There is a lot of work being done on access to food, but not much of a focus on access to fiber. Part of the reason is that the capital costs of bringing manufacturing back are real and present, just like when people tried to reform the food system and bring back abattoirs and slaughterhouses. The dirty, messy stuff that’s between the farm and your plate is something a lot of people have a hard time investing in. It doesn’t have to remain that way, but historically manufacturing is a difficult thing to bring back.
The other segments we work with are designers and makers. This is the urban sector. How do we get young people in the making culture focused on local materials? We spend a lot of time with fashion students to figure out how they can work with a farmer.
Garments are where you come in as the wearer. We need you to start wearing compostable clothing, we need you to buy local when you can, we need you to buy less and higher quality. We need you to think about your clothes as a necessity and not just a statement. Public consciousness is the hinge for all these other pieces to be implemented.
Investors and philanthropists can drive the value-chain by giving farmers and ranchers low-interest loans and investments to help build carbon in their soil. Investors and philanthropists can invest in the mills where they make local clothing, places where the farmers can send their goods for a higher value. Consumers buy it because of the higher value, and the money cycles through the local economy.
It will take about $100 million to revitalize fiber systems in California. It’s a one-time investment that could last for many hundreds of years.
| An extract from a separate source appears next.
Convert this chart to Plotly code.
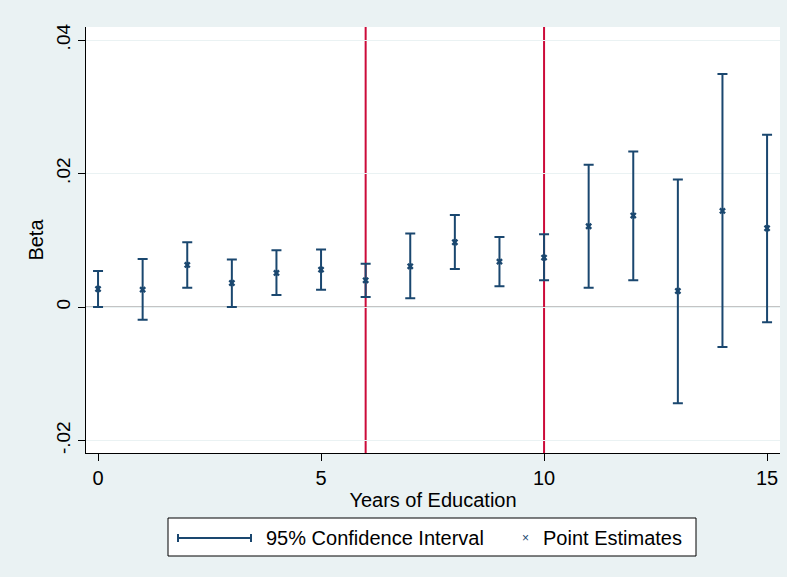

The Schmidt Family Foundation helped with a public-related investment to the first weaving mill in California since 1892. This mill opened its doors in May 2017. The Foundation wrote into the loan contract that the mill had to work with climate beneficial wool and organic cotton.
We are working with a Carbon Farm Plan for a 40,000-acre ranch. This ranch can sequester enough carbon to offset the emissions of the wool production, so every pound of wool represents nine pounds of carbon sunk into the ground. If we implement the practices of the Carbon Farm Plan, we can have climate beneficial clothing production with a net-negative carbon impact.
We can do this. We can wear clothing that has a net-negative impact on the climate and we can also support our local producers in the process.